And every one of them follows the same manual: the fourth edition of the Diagnostic and Statistics Manual of the American Psychiatric Association, or DSM IV. The criteria for diagnosing PTSD is spelled out there in language so plain that any layman can understand.

Although the VA has relaxed its documentation rules, it still retains the sole authority to diagnose PTSD. The VA staff is not even required to entertain the opinions of their civilian counterparts. Because of this, the credibility of the VA is at risk.

If you really wanted to know what happened on the Deepwater Horizon in the Gulf of Mexico, would you settle for the story as told by British Petroleum, or would you rather have an engineering report from an independent expert without a dog in the fight? As I see it, the VA could use a little validation from independent experts. To the best of my knowledge you can't fake night terrors. You can't fake a panic attack. You can't fake depression. And you can't fake suicide.
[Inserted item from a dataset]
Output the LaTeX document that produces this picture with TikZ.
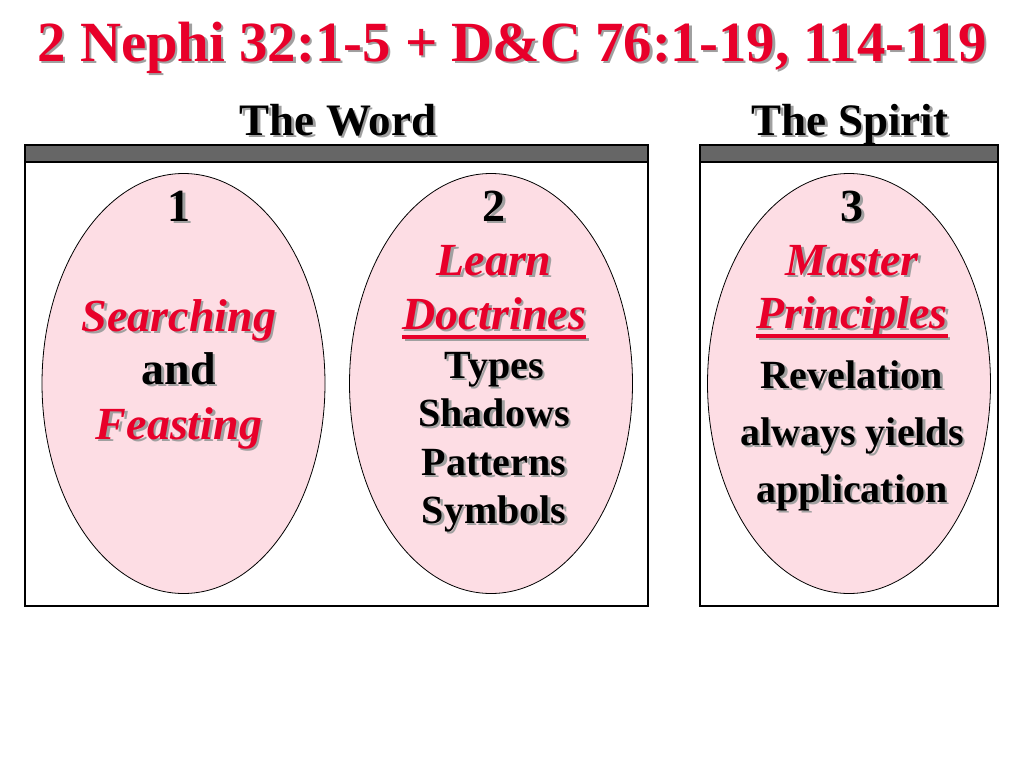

Americans face an unprecedented crisis. We have combat veterans who have seen two, three even four rotations in Iraq and who are now on their way to Afghanistan. Suicide rates are unacceptably high on active duty. At home, combat veterans already account for 20 percent of today's suicides.

This is the wrong time in history for the VA to engage a turf war with people who are just as smart as they are. They will need help from their civilian counterparts. The VA's unfinished business will eventually fall on the churches, communities and families of our returning servicemen and women. For once, let's call it the way it is and get our patriots the help they need.

Neal Powers of O'Fallon, Mo., is a retired U.S. Air Force captain, flight instructor and aviation safety instructor for the Federal Aviation Administration.